L’Odeur de la bête, c’est en apparence d’abord une critique nuancée du bloc socialiste, de sa bureaucratie tatillonne [1], des comportements arrogants et supérieurs de ses « élites » coloniales, finalement guère différentes de celles du bloc opposé, mais une critique qui ne cache pas la promesse d’émancipation réelle apportée par l’idéologie marxiste-léniniste à une race extra-terrestre sous-développée, en un reflet direct des progrès géographiques de la sphère d’influence « socialiste » au cours des années 70. Mais le roman palpite surtout de ce qui s’impose comme un des thèmes majeurs de Philippe Curval, celui de la compréhension de l’autre, de l’ouverture à l’altérité comme promesse -souvent non advenue, malheureusement, « Parce que l’Homme avait peur des autres. » (p.150) [2] - d’un épanouissement général. La relation souvent crue, brute, entre Stapole et Nyth, est éminemment transgressive, résonnant comme un ultime écho des espoirs de libération sexuelle des années 68. Mais par-delà, c’est une ode au métissage qui est entonné. Stapole est lui-même fruit d’un couple original (une Soviétique d’origine mongole et un Jamaïcain), et il caresse l’espoir, outre d’un apprivoisement des nouveaux arrivants avec les indigènes [3], d’une réconciliation entre les deux rameaux autrefois complémentaires des habitants de Shafton, l’espèce antérieurement supérieure ayant fait le choix de renier les acquis de la civilisation au profit d’une vie plus instinctive, moins lourde à porter (on pense en partie au dénouement du film Planète interdite). Ce que l’on peut lire comme une allégorie de l’idéal porté par Philippe Curval, celui d’un anarchisme individualiste, ouvert à tous, dominants comme dominés (naonyths comme shafts), l’union de toutes les bonnes volontés, avides d’hédonisme et de solidarité, primant sur la confrontation et l’affrontement destructeurs…
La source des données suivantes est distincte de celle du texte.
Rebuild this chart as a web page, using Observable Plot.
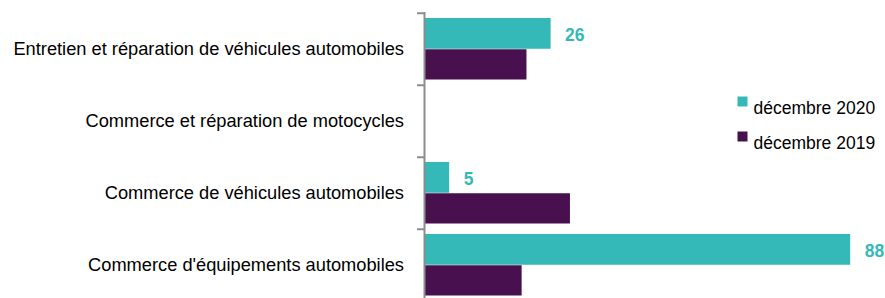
<!DOCTYPE html>
<html>
<head>
<meta charset="utf-8">
<script src="https://cdn.jsdelivr.net/npm/d3@7"></script>
<script src="https://cdn.jsdelivr.net/npm/@observablehq/plot@0.6"></script>
<style>
  html, body { margin: 0; padding: 0; background: #fff; }
  #chart svg { display: block; }
</style>
</head>
<body>
<div id="chart"></div>
<script>
const categories = [
  "Entretien et réparation de véhicules automobiles",
  "Commerce et réparation de motocycles",
  "Commerce de véhicules automobiles",
  "Commerce d'équipements automobiles"
];
const seriesNames = ["décembre 2020", "décembre 2019"];
const seriesColors = ["#35b8b8", "#48104f"];
const values2020 = [26, null, 5, 88];
const values2019 = [21, null, 30, 20];

const rows = categories.flatMap((c, i) => [
  {category: c, series: seriesNames[0], value: values2020[i]},
  {category: c, series: seriesNames[1], value: values2019[i]}
]);
const rows2020 = rows.filter(d => d.series === seriesNames[0] && d.value != null);
const rows2019 = rows.filter(d => d.series === seriesNames[1] && d.value != null);

const bw = 72.5;
const font = "'Liberation Sans', Arial, sans-serif";

const chart = Plot.plot({
  width: 885,
  height: 298,
  marginLeft: 425,
  marginRight: 1,
  marginTop: 12,
  marginBottom: 0,
  style: {fontFamily: font, fontSize: "18px", color: "#000", background: "#fff"},
  x: {domain: [0, 95], axis: null},
  y: {domain: categories, range: [12, 302], padding: 0, axis: null},
  marks: [
    Plot.barX(rows2020, {y: "category", x: "value", fill: seriesColors[0], insetTop: 5, insetBottom: bw / 2}),
    Plot.barX(rows2019, {y: "category", x: "value", fill: seriesColors[1], insetTop: bw / 2, insetBottom: 5.5}),
    Plot.text(rows2020, {
      y: "category", x: "value", text: d => String(d.value),
      dx: 14, dy: -14.5, textAnchor: "start", fill: seriesColors[0],
      fontWeight: "bold", fontSize: 17.5
    }),
    Plot.axisY({tickSize: 0, tickPadding: 21.5, fontSize: 18.25, label: null, fill: "#000"}),
    Plot.ruleX([0], {stroke: "#8c8c8c", strokeWidth: 2, dx: -1}),
    Plot.ruleY(categories, {y: d => d, x1: 0, x2: 0, insetLeft: -7, dx: -1, dy: -bw / 2, stroke: "#8c8c8c", strokeWidth: 2}),
    ...seriesNames.map((s, i) => Plot.dot([s], {
      frameAnchor: "top-left", dx: 317, dy: 89 + i * 35,
      symbol: "square", r: 5.64, fill: seriesColors[i], stroke: null
    })),
    ...seriesNames.map((s, i) => Plot.text([s], {
      frameAnchor: "top-left", dx: 328, dy: 89 + i * 35, text: d => d,
      textAnchor: "start", fill: "#000", fontSize: 17.5
    }))
  ]
});
document.getElementById("chart").appendChild(chart);
</script>
</body>
</html>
[1] « L’Union socialiste avait un air incomparable de faire passer le temps à qui s’ennuyait dans la vie, en octroyant à ceux qui travaillaient à ne rien faire une conscience de classe inébranlable. », p.86. « Trop habitué à l’Union socialiste pour savoir qu’il ne fallait jamais s’attaquer de front aux propositions des fonctionnaires, même si elles étaient aussi absurdes et cruelles (…) », p.128.
[2] « (…) à propos de la liberté : l’un voyant son essor dans l’abdication de l’individu au profit du nombre (d’une ombre ?) [le représentant de l’Union socialiste], l’autre dans la recherche de la différence pour l’exaltation absolue de l’identité. [Stapole] », p.175.
[3] « Le paria et le colonisateur vivaient en symbiose. », p.169.